John Jejunator, bishop of Constantinople, did not claim the primacy, which belonged to the bishop of Rome, nor did Gregory disclaim it; but called himself "oecumenical patriarch." The title he assumed derogated not from the rights and privileges of the apostolic see, but from those of the sees of Antioch and Alexandria. It was unauthorized, and showed culpable ambition and an encroaching disposition. St. Gregory, therefore, rebuked the bishop of Constantinople, and alleged the example of his predecessor, St. Leo the Great, who refused the title of "oecumenical bishop" when it was offered him by the Fathers of Chalcedon. It is a title never assumed or borne by a bishop of Rome, who, in his capacity as bishop, is the equal, and only the equal, of his brother bishops. All bishops are equal, as St. John Chrysostom tells us. The authority which the pope exercises over the bishops of the Catholic Church is not the episcopal, but the apostolical authority which he inherits from Peter, the prince of the apostles. St. Gregory disclaimed and condemned the title of "universal bishop," which was appropriate neither to him nor to any other bishop; but he did not disclaim the apostolic authority held as the successor of Peter.

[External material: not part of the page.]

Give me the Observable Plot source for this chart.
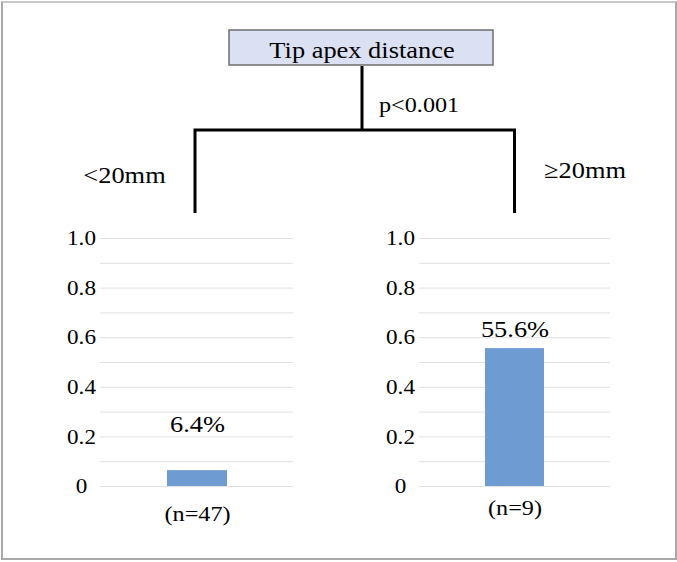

He actually claimed and exercised it in the very letter in which he rebukes the bishop of Constantinople. The magazine is wholly mistaken in asserting that Gregory disclaimed the papal supremacy. He did no such thing; he both claimed and exercised it, and few popes have exercised it more extensively or more vigorously.

The magazine is also mistaken in asserting that St. Leo III. crowned Charlemagne "Emperor of the West." Charlemagne was already hereditary patrician of Rome, and bound by his office to maintain order in the city and territories of Rome, and to defend the Holy See, or the Roman Church, against its enemies. All the pope did was to raise the patrician to the imperial dignity, without any territorial title. Charles never assumed or bore the title of Emperor of the West. His official title was "Rex Francorum et Longobardorum Imperator." The title of "Emperor of the West," or "Emperor of the Holy Roman Empire," which his German successors assumed, was never conferred by the pope, but only acquiesced in after it had been usurped. The pope conferred on Charlemagne no authority out of the papal states.

We have no space to discuss the origin of the temporal sovereignty of the bishops of Rome, nor the ground of that arbitratorship which the popes, during several ages, unquestionably exercised with regard to the sovereign princes bound by their profession and the constitution of their states to profess and protect the Catholic religion. We have already done the latter in an article on Church and State in our magazine for April, 1867. But we can tell Harper's Magazine that it entirely misapprehends the character of St. Gregory VII., and the nature and motive of the struggle between him and Henry III., or Henry IV., as some reckon, king of the Germans, for emperor he never was. Gregory was no innovator; he introduced, and attempted to introduce, no change in the doctrine or discipline of the church, nor in the relations of church and state. He only sought to correct abuses, to restore the ancient discipline which had, through various causes, become relaxed, and to assert and maintain the freedom and independence of the church in the government of her own spiritual subjects in all matters spiritual.